Of course, Linklater [ Slacker (1991), Dazed and Confused (1993),Before Sunrise (1994) and SubUrbia (1997)] has an advantage over nearly other American film director in making such a period piece. These are not dead issues for him. (See accompanying interview.) More important than his grasp of the physical feel of the period is the fact that he shares the brothers’ attitudes. It is this sympathy for their poverty, their ambitions, their wildness that brings the film to life.

The Newton Boys is unusual in many ways. While advocating distrust of official society and all authority, it avoids easy cynicism. What the film communicates perhaps above all is Linklater’s deep belief in the resiliency and ingenuity of human beings, his confidence in their ability to resist, by whatever means at their disposal, unfair and unjust conditions. At a time when worship of wealth is the official national ideology, Linklater advocates sympathy for the marginalized, the underdog, the exploited, the outsider. While Willis and his brothers value money and the worldly pleasures it gains them, they place an even greater premium on loyalty and trust. This is a film that expresses a belief ultimately in love and compassion and humanity.

Are there any problems? Of course.

One is an objective problem. As we discussed in our interview, Linklater apparently felt obliged to go back in history to discover characters who “fought back.” Both his choice of subjects and period reflect something about our day. What sort of social struggles would an American filmmaker born in 1961 have witnessed in his adult life? The early 1980s saw a series of bitter strike struggles in which workers resisted government-backed wage-cutting and union-busting. Each of these was systematically isolated and betrayed by the trade union bureaucracy. Since that time the working class, thanks to the worthlessness of the unions and, more generally, decades of political stagnation and official anticommunism, has been unable to organize any serious resistance to the attacks on its conditions.

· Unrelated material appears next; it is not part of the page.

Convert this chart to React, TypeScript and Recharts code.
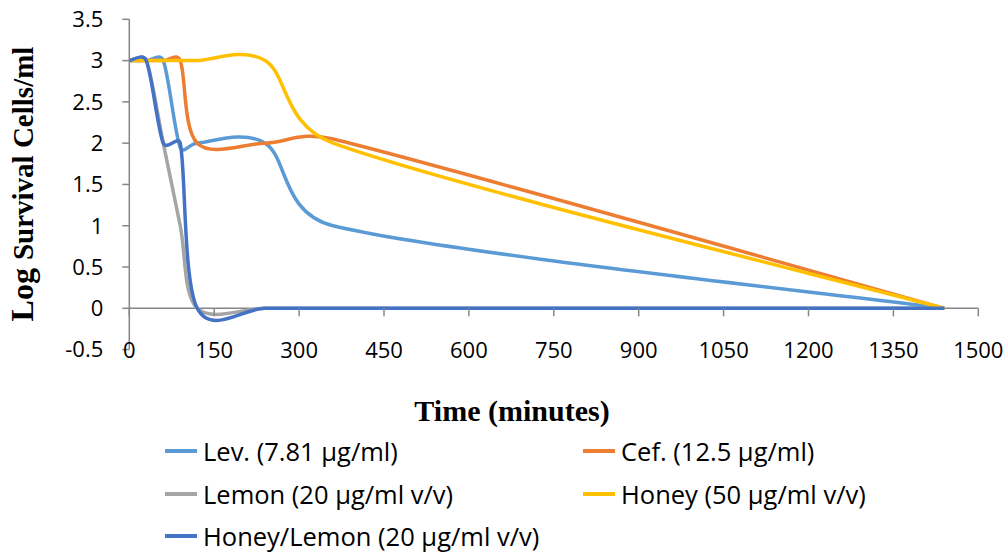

The mainstream of political life in the US must strike any sensitive and thinking person as vile and corrupt; official discourse is dominated by sterile debates between “liberals” and “conservatives,” whose differences are microscopic. Under these conditions it is entirely understandable why anyone searching for real life would look for it in the margins of society.

The other problem is perhaps more complex. In his first four films Linklater examined, more or less in “real time” (24 hours or less), the attitudes, relations and behavior of members of his own generation. Three of the films took place on the streets of Austin. The fourth,Before Sunrise, could very well be considered the study of one of that city’s youthful inhabitants vacationing in Europe (alternative title, A Slacker Abroad). Inevitably, every serious artist must stretch his limbs intellectually and expand the scope of his investigations. Linklater has begun to do this in an important fashion with The Newton Boys. New projects bring with them new contradictions.

If one has any complaint about this new film it is the relative lack of emotional complication and spontaneity in contrast to the earlier works. The glimpse we are given of one of the more interesting pairs, Glasscock (Yoakam) and his wife Avis (Chloe Webb), for example, is tantalizingly brief. No doubt the director and screen writers wanted to be true to the historical record as they perceived it and did not want to invent difficulties where none existed. With new resources and personnel at his disposal Linklater has created an accurate and moving historical piece. The challenge inevitably confronted by every artist—and perhaps filmmakers in particular—is to come into one’s own technically while retaining the intensity, originality and fascinating disorder of one’s initial efforts. Linklater belongs to the select group of American film directors one has confidence will meet that challenge.